## EXERCISE DETAILS
Write the data out again exactly, dropping any images it holds.

++++++++++

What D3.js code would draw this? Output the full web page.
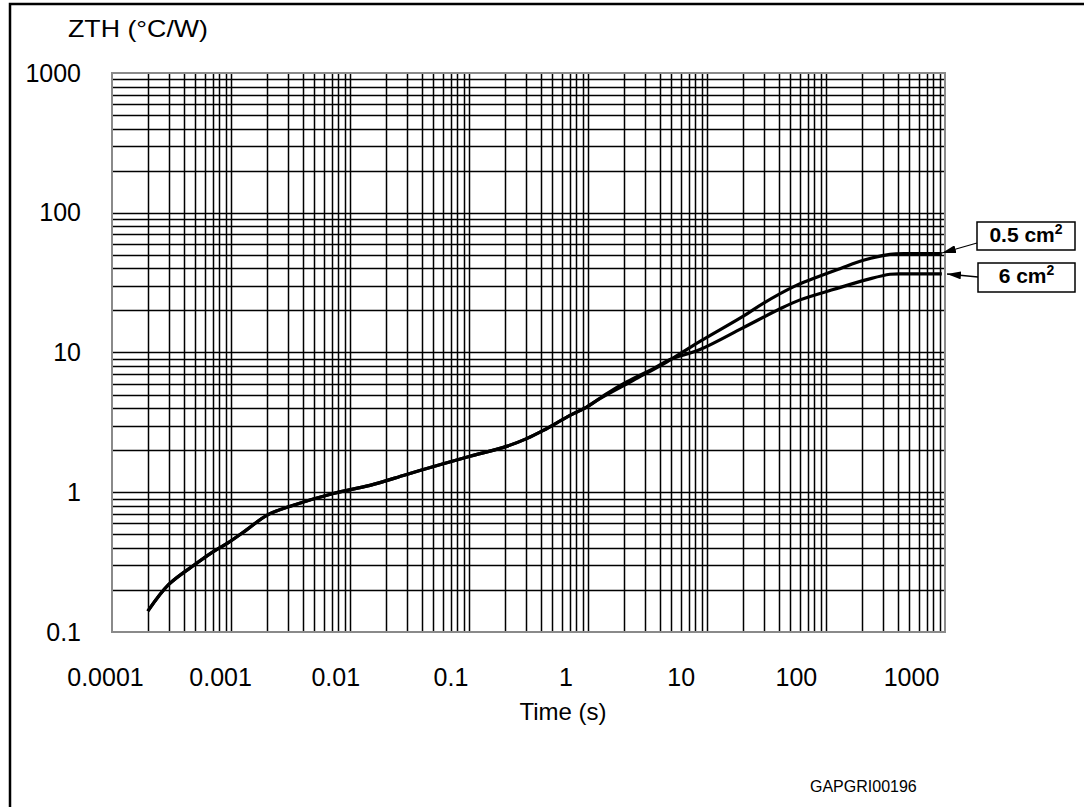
<!DOCTYPE html>
<html>
<head>
<meta charset="utf-8">
<script src="https://cdn.jsdelivr.net/npm/d3@7"></script>
<style>
  body { margin: 0; background: #fff; }
  svg { display: block; font-family: Arial, "Liberation Sans", sans-serif; }
</style>
</head>
<body>
<svg id="chart" width="1084" height="807"></svg>
<script>
// Thermal impedance Zth vs pulse time
const timeA = [0.0002, 0.0003, 0.0005, 0.0007, 0.00095, 0.00136, 0.002, 0.00334, 0.00724,
  0.0147, 0.0299, 0.0608, 0.102, 0.207, 0.305, 0.421, 0.706, 0.975, 1.26, 2.4,
  4.58, 8.73, 20.2, 29.7, 53.1, 78.2, 131, 206, 345, 500, 940];
const zthA = [0.141, 0.219, 0.305, 0.373, 0.436, 0.54, 0.684, 0.807, 0.98,
  1.12, 1.34, 1.6, 1.81, 2.13, 2.42, 2.77, 3.55, 4.07, 4.68, 6.32,
  8.55, 12.0, 18.2, 22.5, 29.5, 33.8, 39.8, 45.7, 50.4, 51, 51];

const timeB = [0.0002, 0.0003, 0.0005, 0.0007, 0.00095, 0.00136, 0.002, 0.00334, 0.00724,
  0.0147, 0.0299, 0.0608, 0.102, 0.207, 0.305, 0.421, 0.706, 0.975, 1.44, 2.11,
  3.54, 4.89, 8.73, 20, 40, 60.5, 115, 220, 345, 500, 940];
const zthB = [0.141, 0.219, 0.305, 0.373, 0.436, 0.54, 0.684, 0.807, 0.98,
  1.12, 1.34, 1.6, 1.81, 2.13, 2.42, 2.77, 3.55, 4.07, 5.08, 6.15,
  7.67, 8.9, 10.5, 15.0, 20.3, 23.8, 28.2, 33.2, 36.3, 36.5, 36.5];

const seriesLabels = ["0.5 cm", "6 cm"];
const xTickLabels = ["0.0001", "0.001", "0.01", "0.1", "1", "10", "100", "1000"];
const yTickValues = [1000, 100, 10, 1, 0.1];

const svg = d3.select("#chart");
const plot = { left: 112, right: 945, top: 73, bottom: 632 };

// Background and the (cropped) outer frame
svg.append("rect").attr("width", 1084).attr("height", 807).attr("fill", "#fff");
svg.append("path")
  .attr("d", "M10,807 L10,4 L1084,4")
  .attr("fill", "none")
  .attr("stroke", "#000")
  .attr("stroke-width", 2.5);

const x = d3.scaleLog().domain([1e-4, 1e3]).range([plot.left, plot.right]);
const y = d3.scaleLog().domain([0.1, 1000]).range([plot.bottom, plot.top]);

// Tick labels in the original are spaced a little tighter than the grid
const xLabel = d3.scalePoint().domain(xTickLabels).range([105, 911]);

// Snap grid lines to the pixel grid so they all look equally dark
const snap = (v) => Math.round(v) + 0.5;

const grid = svg.append("g").attr("class", "grid")
  .attr("stroke", "#000").attr("stroke-width", 1.5);

grid.selectAll(".vgrid")
  .data(x.ticks().filter((d) => d > 1e-4 && d < 1e3))
  .enter()
  .append("line")
  .attr("x1", (d) => snap(x(d))).attr("x2", (d) => snap(x(d)))
  .attr("y1", plot.top).attr("y2", plot.bottom);

grid.selectAll(".hgrid")
  .data(y.ticks().filter((d) => d > 0.1 && d < 1000))
  .enter()
  .append("line")
  .attr("x1", plot.left).attr("x2", plot.right)
  .attr("y1", (d) => snap(y(d))).attr("y2", (d) => snap(y(d)));

// Plot border
svg.append("rect")
  .attr("x", plot.left).attr("y", plot.top)
  .attr("width", plot.right - plot.left).attr("height", plot.bottom - plot.top)
  .attr("fill", "none").attr("stroke", "#8a8a8a").attr("stroke-width", 2);

// Axes labels
const xAxis = svg.append("g")
  .attr("transform", `translate(0,${plot.bottom + 45})`)
  .call(d3.axisBottom(xLabel).tickSize(0).tickPadding(0));
xAxis.select(".domain").remove();
xAxis.selectAll("text")
  .attr("font-size", 25).attr("font-family", "Arial, 'Liberation Sans', sans-serif")
  .attr("fill", "#000").attr("dy", "0.35em");

const yAxis = svg.append("g")
  .attr("transform", "translate(81,0)")
  .call(d3.axisLeft(y).tickValues(yTickValues).tickFormat((d) => String(d)).tickSize(0).tickPadding(0));
yAxis.select(".domain").remove();
yAxis.selectAll("text")
  .attr("font-size", 25).attr("font-family", "Arial, 'Liberation Sans', sans-serif")
  .attr("fill", "#000");

svg.append("text")
  .attr("x", 68).attr("y", 37)
  .attr("font-size", 24)
  .attr("textLength", 140).attr("lengthAdjust", "spacingAndGlyphs")
  .text("ZTH (°C/W)");

svg.append("text")
  .attr("x", 563).attr("y", 720)
  .attr("text-anchor", "middle")
  .attr("font-size", 24)
  .text("Time (s)");

svg.append("text")
  .attr("x", 810).attr("y", 792)
  .attr("font-size", 16)
  .text("GAPGRI00196");

// Curves
const line = d3.line()
  .x((d) => x(d[0]))
  .y((d) => y(d[1]))
  .curve(d3.curveCatmullRom.alpha(0.5));

const series = [d3.zip(timeA, zthA), d3.zip(timeB, zthB)];

svg.append("g")
  .selectAll("path")
  .data(series)
  .enter()
  .append("path")
  .attr("d", line)
  .attr("fill", "none")
  .attr("stroke", "#000")
  .attr("stroke-width", 3.2)
  .attr("stroke-linejoin", "round");

// Callout boxes with arrows pointing to the curve ends
svg.append("defs")
  .append("marker")
  .attr("id", "arrow")
  .attr("viewBox", "0 0 14 8")
  .attr("refX", 14).attr("refY", 4)
  .attr("markerWidth", 14).attr("markerHeight", 8)
  .attr("markerUnits", "userSpaceOnUse")
  .attr("orient", "auto")
  .append("path")
  .attr("d", "M0,0 L14,4 L0,8 Z")
  .attr("fill", "#000");

const callouts = [
  { box: [977, 222, 98, 28], from: [977, 243], tip: [plot.right - 3, 253] },
  { box: [978, 263, 97, 29], from: [978, 277], tip: [plot.right + 2, 274] },
];

const callout = svg.append("g")
  .selectAll("g")
  .data(callouts)
  .enter()
  .append("g");

callout.append("rect")
  .attr("x", (d) => d.box[0]).attr("y", (d) => d.box[1])
  .attr("width", (d) => d.box[2]).attr("height", (d) => d.box[3])
  .attr("fill", "#fff").attr("stroke", "#000").attr("stroke-width", 1.5);

callout.append("line")
  .attr("x1", (d) => d.from[0]).attr("y1", (d) => d.from[1])
  .attr("x2", (d) => d.tip[0]).attr("y2", (d) => d.tip[1])
  .attr("stroke", "#000").attr("stroke-width", 1.3)
  .attr("marker-end", "url(#arrow)");

const label = callout.append("text")
  .attr("x", (d) => d.box[0] + d.box[2] / 2)
  .attr("y", (d) => d.box[1] + 20)
  .attr("text-anchor", "middle")
  .attr("font-size", 21)
  .attr("font-weight", "bold");

label.append("tspan").text((d, i) => seriesLabels[i]);
label.append("tspan")
  .attr("font-size", 14)
  .attr("dy", -8)
  .text("2");
</script>
</body>
</html>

++++++++++

## TASK RESULT
What D3.js code would draw this? Output the full web page.
<!DOCTYPE html>
<html>
<head>
<meta charset="utf-8">
<script src="https://cdn.jsdelivr.net/npm/d3@7"></script>
<style>
  body { margin: 0; background: #fff; }
  svg { display: block; font-family: Arial, "Liberation Sans", sans-serif; }
</style>
</head>
<body>
<svg id="chart" width="1084" height="807"></svg>
<script>
// Thermal impedance Zth vs pulse time
const timeA = [0.0002, 0.0003, 0.0005, 0.0007, 0.00095, 0.00136, 0.002, 0.00334, 0.00724,
  0.0147, 0.0299, 0.0608, 0.102, 0.207, 0.305, 0.421, 0.706, 0.975, 1.26, 2.4,
  4.58, 8.73, 20.2, 29.7, 53.1, 78.2, 131, 206, 345, 500, 940];
const zthA = [0.141, 0.219, 0.305, 0.373, 0.436, 0.54, 0.684, 0.807, 0.98,
  1.12, 1.34, 1.6, 1.81, 2.13, 2.42, 2.77, 3.55, 4.07, 4.68, 6.32,
  8.55, 12.0, 18.2, 22.5, 29.5, 33.8, 39.8, 45.7, 50.4, 51, 51];

const timeB = [0.0002, 0.0003, 0.0005, 0.0007, 0.00095, 0.00136, 0.002, 0.00334, 0.00724,
  0.0147, 0.0299, 0.0608, 0.102, 0.207, 0.305, 0.421, 0.706, 0.975, 1.44, 2.11,
  3.54, 4.89, 8.73, 20, 40, 60.5, 115, 220, 345, 500, 940];
const zthB = [0.141, 0.219, 0.305, 0.373, 0.436, 0.54, 0.684, 0.807, 0.98,
  1.12, 1.34, 1.6, 1.81, 2.13, 2.42, 2.77, 3.55, 4.07, 5.08, 6.15,
  7.67, 8.9, 10.5, 15.0, 20.3, 23.8, 28.2, 33.2, 36.3, 36.5, 36.5];

const seriesLabels = ["0.5 cm", "6 cm"];
const xTickLabels = ["0.0001", "0.001", "0.01", "0.1", "1", "10", "100", "1000"];
const yTickValues = [1000, 100, 10, 1, 0.1];

const svg = d3.select("#chart");
const plot = { left: 112, right: 945, top: 73, bottom: 632 };

// Background and the (cropped) outer frame
svg.append("rect").attr("width", 1084).attr("height", 807).attr("fill", "#fff");
svg.append("path")
  .attr("d", "M10,807 L10,4 L1084,4")
  .attr("fill", "none")
  .attr("stroke", "#000")
  .attr("stroke-width", 2.5);

const x = d3.scaleLog().domain([1e-4, 1e3]).range([plot.left, plot.right]);
const y = d3.scaleLog().domain([0.1, 1000]).range([plot.bottom, plot.top]);

// Tick labels in the original are spaced a little tighter than the grid
const xLabel = d3.scalePoint().domain(xTickLabels).range([105, 911]);

// Snap grid lines to the pixel grid so they all look equally dark
const snap = (v) => Math.round(v) + 0.5;

const grid = svg.append("g").attr("class", "grid")
  .attr("stroke", "#000").attr("stroke-width", 1.5);

grid.selectAll(".vgrid")
  .data(x.ticks().filter((d) => d > 1e-4 && d < 1e3))
  .enter()
  .append("line")
  .attr("x1", (d) => snap(x(d))).attr("x2", (d) => snap(x(d)))
  .attr("y1", plot.top).attr("y2", plot.bottom);

grid.selectAll(".hgrid")
  .data(y.ticks().filter((d) => d > 0.1 && d < 1000))
  .enter()
  .append("line")
  .attr("x1", plot.left).attr("x2", plot.right)
  .attr("y1", (d) => snap(y(d))).attr("y2", (d) => snap(y(d)));

// Plot border
svg.append("rect")
  .attr("x", plot.left).attr("y", plot.top)
  .attr("width", plot.right - plot.left).attr("height", plot.bottom - plot.top)
  .attr("fill", "none").attr("stroke", "#8a8a8a").attr("stroke-width", 2);

// Axes labels
const xAxis = svg.append("g")
  .attr("transform", `translate(0,${plot.bottom + 45})`)
  .call(d3.axisBottom(xLabel).tickSize(0).tickPadding(0));
xAxis.select(".domain").remove();
xAxis.selectAll("text")
  .attr("font-size", 25).attr("font-family", "Arial, 'Liberation Sans', sans-serif")
  .attr("fill", "#000").attr("dy", "0.35em");

const yAxis = svg.append("g")
  .attr("transform", "translate(81,0)")
  .call(d3.axisLeft(y).tickValues(yTickValues).tickFormat((d) => String(d)).tickSize(0).tickPadding(0));
yAxis.select(".domain").remove();
yAxis.selectAll("text")
  .attr("font-size", 25).attr("font-family", "Arial, 'Liberation Sans', sans-serif")
  .attr("fill", "#000");

svg.append("text")
  .attr("x", 68).attr("y", 37)
  .attr("font-size", 24)
  .attr("textLength", 140).attr("lengthAdjust", "spacingAndGlyphs")
  .text("ZTH (°C/W)");

svg.append("text")
  .attr("x", 563).attr("y", 720)
  .attr("text-anchor", "middle")
  .attr("font-size", 24)
  .text("Time (s)");

svg.append("text")
  .attr("x", 810).attr("y", 792)
  .attr("font-size", 16)
  .text("GAPGRI00196");

// Curves
const line = d3.line()
  .x((d) => x(d[0]))
  .y((d) => y(d[1]))
  .curve(d3.curveCatmullRom.alpha(0.5));

const series = [d3.zip(timeA, zthA), d3.zip(timeB, zthB)];

svg.append("g")
  .selectAll("path")
  .data(series)
  .enter()
  .append("path")
  .attr("d", line)
  .attr("fill", "none")
  .attr("stroke", "#000")
  .attr("stroke-width", 3.2)
  .attr("stroke-linejoin", "round");

// Callout boxes with arrows pointing to the curve ends
svg.append("defs")
  .append("marker")
  .attr("id", "arrow")
  .attr("viewBox", "0 0 14 8")
  .attr("refX", 14).attr("refY", 4)
  .attr("markerWidth", 14).attr("markerHeight", 8)
  .attr("markerUnits", "userSpaceOnUse")
  .attr("orient", "auto")
  .append("path")
  .attr("d", "M0,0 L14,4 L0,8 Z")
  .attr("fill", "#000");

const callouts = [
  { box: [977, 222, 98, 28], from: [977, 243], tip: [plot.right - 3, 253] },
  { box: [978, 263, 97, 29], from: [978, 277], tip: [plot.right + 2, 274] },
];

const callout = svg.append("g")
  .selectAll("g")
  .data(callouts)
  .enter()
  .append("g");

callout.append("rect")
  .attr("x", (d) => d.box[0]).attr("y", (d) => d.box[1])
  .attr("width", (d) => d.box[2]).attr("height", (d) => d.box[3])
  .attr("fill", "#fff").attr("stroke", "#000").attr("stroke-width", 1.5);

callout.append("line")
  .attr("x1", (d) => d.from[0]).attr("y1", (d) => d.from[1])
  .attr("x2", (d) => d.tip[0]).attr("y2", (d) => d.tip[1])
  .attr("stroke", "#000").attr("stroke-width", 1.3)
  .attr("marker-end", "url(#arrow)");

const label = callout.append("text")
  .attr("x", (d) => d.box[0] + d.box[2] / 2)
  .attr("y", (d) => d.box[1] + 20)
  .attr("text-anchor", "middle")
  .attr("font-size", 21)
  .attr("font-weight", "bold");

label.append("tspan").text((d, i) => seriesLabels[i]);
label.append("tspan")
  .attr("font-size", 14)
  .attr("dy", -8)
  .text("2");
</script>
</body>
</html>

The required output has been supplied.